Move over, America.
East Africa has emerged as the newest potential player in the future geopolitics of energy. From oil in Kenya to natural gas in Mozambique, a region long thought to be devoid of energy resources is now receiving significant international attention. The opportunities and challenges of energy wealth abound in Kenya, Tanzania and Mozambique.
In Kenya, the U.K.’s Tullow Oil and Canada’s Africa Oil Corporation have struck black gold in the Great Rift Valley. In the coming years, the “Cradle of Mankind” may yield more than the bones of ancient humanoids. The companies making plays in the region are fast-tracking their exploration and evaluation, with plans to drill 11 new wells in 2013 (up from 2 in 2012). The region remains largely unexplored, but the companies are optimistic. According to Bloomberg, Tullow Oil estimates that the Rift Valley alone could yield as much as 10 billion barrels of oil. While such large reserves are not yet proven and production in Kenya is in its nascent stages, appropriate physical and legal infrastructure development and continued successful plays in the region could unlock East Africa as a vital source of supply to Asian markets in the coming decades.
Oil discoveries in East Africa are noteworthy on their own, but the bigger story thus far is in natural gas. In 2012, Mozambique and Tanzania had the first and second largest natural gas discoveries in the world. In an April 2012 report, the U.S. Geological Survey used geology-based assessment methodology to estimate that East Africa could have as much as 441 trillion cubic feet (tcf) of natural gas, more than Africa’s current energy king, Nigeria. Mozambique was home to four of the five largest oil and gas plays in the world in 2012, and Ernst and Young reports that Anadarko and ENI’s discoveries in the country could contain more than 100 tcf of natural gas.

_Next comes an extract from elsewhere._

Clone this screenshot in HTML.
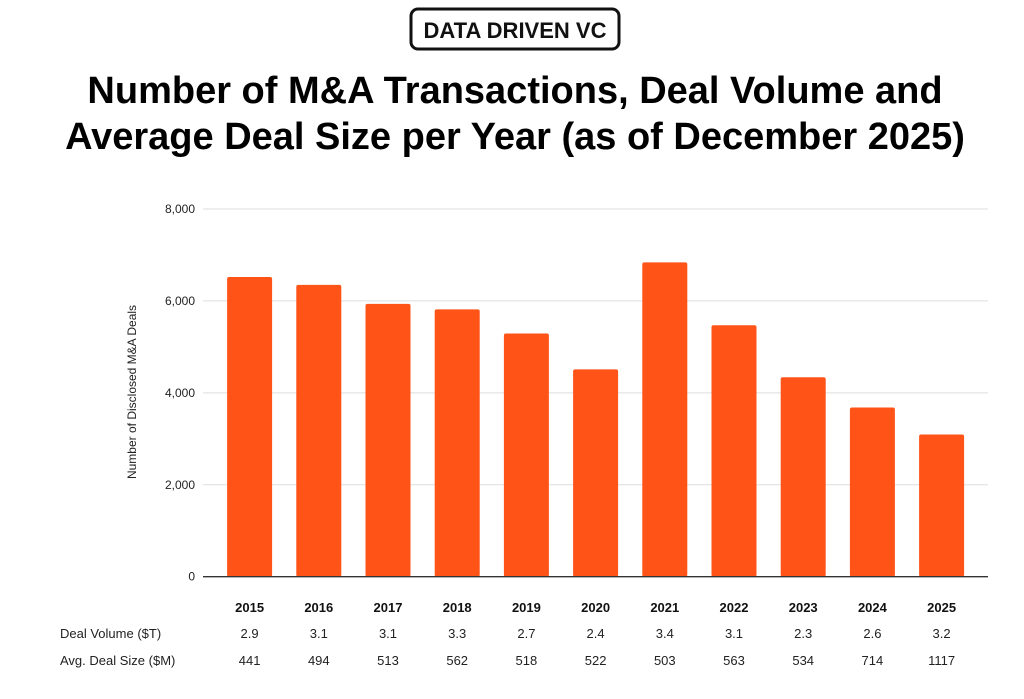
<!DOCTYPE html>
<html><head><meta charset="utf-8"><style>
body{margin:0;background:#fff;width:1024px;height:699px;overflow:hidden;font-family:"Liberation Sans",sans-serif}
svg{display:block}
</style></head><body>
<svg id="c" width="1024" height="699">
<rect x="411" y="9" width="208" height="40" rx="7" fill="#fff" stroke="#111" stroke-width="3"/>
<text x="515" y="38" text-anchor="middle" font-size="22" font-weight="bold" fill="#111">DATA DRIVEN VC</text>
<text x="515" y="103" text-anchor="middle" font-size="38" font-weight="bold" fill="#000">Number of M&amp;A Transactions, Deal Volume and</text>
<text x="515" y="149" text-anchor="middle" font-size="38" font-weight="bold" fill="#000">Average Deal Size per Year (as of December 2025)</text>
<text transform="translate(136,392) rotate(-90)" text-anchor="middle" font-size="12" fill="#222">Number of Disclosed M&amp;A Deals</text>
<text x="60" y="638" font-size="13" fill="#222">Deal Volume ($T)</text>
<text x="60" y="665" font-size="13" fill="#222">Avg. Deal Size ($M)</text>
<g id="g"></g>
</svg>
<script>
const years=["2015","2016","2017","2018","2019","2020","2021","2022","2023","2024","2025"];
const deals=[6520,6350,5935,5815,5290,4510,6840,5470,4340,3680,3095];
const volume=["2.9","3.1","3.1","3.3","2.7","2.4","3.4","3.1","2.3","2.6","3.2"];
const avgSize=["441","494","513","562","518","522","503","563","534","714","1117"];
const ticks=[0,2000,4000,6000,8000];
const NS="http://www.w3.org/2000/svg";
const g=document.getElementById('g');
const y0=576.7,yTop=209,max=8000;
const y=v=>y0-(v/max)*(y0-yTop);
const x0=215,step=69.2;
const xc=i=>x0+step*(i+0.5);
function mk(t,a,txt){const e=document.createElementNS(NS,t);for(const k in a)e.setAttribute(k,a[k]);if(txt!=null)e.textContent=txt;g.appendChild(e);return e;}
ticks.forEach(t=>{
  if(t>0){const l=mk('line',{x1:203,x2:988,y1:y(t),y2:y(t),stroke:'#ddd','stroke-width':1});
  
  }
  const tx=mk('text',{x:195,y:y(t)+4,'text-anchor':'end','font-size':12,fill:'#222'},t.toLocaleString('en-US'));
  
  
});
years.forEach((yr,i)=>{
  const r=mk('rect',{x:xc(i)-22.5,y:y(deals[i]),width:45,height:y0-y(deals[i]),fill:'#FF5318',rx:2});
  
  
  const a=mk('text',{x:xc(i),y:612,'text-anchor':'middle','font-size':13,'font-weight':'bold',fill:'#111'},yr);
  
  
  const b=mk('text',{x:xc(i),y:638,'text-anchor':'middle','font-size':13,fill:'#222'},volume[i]);
  
  
  const c=mk('text',{x:xc(i),y:665,'text-anchor':'middle','font-size':13,fill:'#222'},avgSize[i]);
  
  
});
const ax=mk('line',{x1:203,x2:988,y1:y0,y2:y0,stroke:'#333','stroke-width':1.3});


</script>
</body></html>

Because of these large discoveries, Norway’s Statoil and Britain’s BG Group plan to build a $10 billion East African Liquefied Natural Gas (LNG) export terminal. Such a facility could export LNG into the competitive Asian market and create worldwide reverberations in the geopolitics of energy supply. East African natural gas could affect international energy markets by altering price dynamics as well. If the estimates in the bullish Ernst and Young report are correct, the break-even price for East African gas is $7 per million BTUs, compared to $10 per million BTUs for the lauded Australian supply.
Despite the optimism in some circles, other energy experts are less confident in East Africa’s potential as a major energy player. Statoil’s and BG Group’s ambitious export terminal plans are in the exploratory phases, and they have yet to make any investment commitments. Skeptics claim that such large-scale oil and gas development in Kenya, Tanzania and Mozambique will ultimately become snared by ineffective institutional and regulatory frameworks and the lack of a technically capable workforce in these “backwater nations.”
In particular, some have expressed concerns that laws in East Africa requiring companies to meet quotas for employing local people will slow resource development. A closer examination of such laws in Mozambique, however, reveals that the impact of the quotas may be overblown. Mozambique requires companies operating within its borders to source 5-10 percent of their workforce locally, depending on the size and type of the company. Such low targets should not impede resource extraction if companies commit to basic levels of economic inclusion (which is crucial to lessening some of the potential negative impacts of natural resource extraction). And given that the development of natural gas in Mozambique could increase the country’s GDP by an order of magnitude (with associated increases in tax revenue), the government may be eager to work with companies to ensure a friendly business environment for large-scale investments.
There is no guarantee of effective or functional resource extraction, particularly in countries with underdeveloped expertise and institutions. Companies and governments in East Africa must work together to avoid the particularly harmful effects of the “resource curse” – that is, where a country’s natural resource development strengthens its currency and stifles exports and innovation crucial to diversifying the economy. Countries like Nigeria demonstrate that oil and gas development can be harmful for local people, but they also prove that poor investment climates and deficient local expertise do not necessarily prevent production. If companies operating in the area commit to economic inclusion and infrastructure development, East Africa’s price-competitive product and proximity to energy-hungry Asia could position it as an important player in the future geopolitics of energy.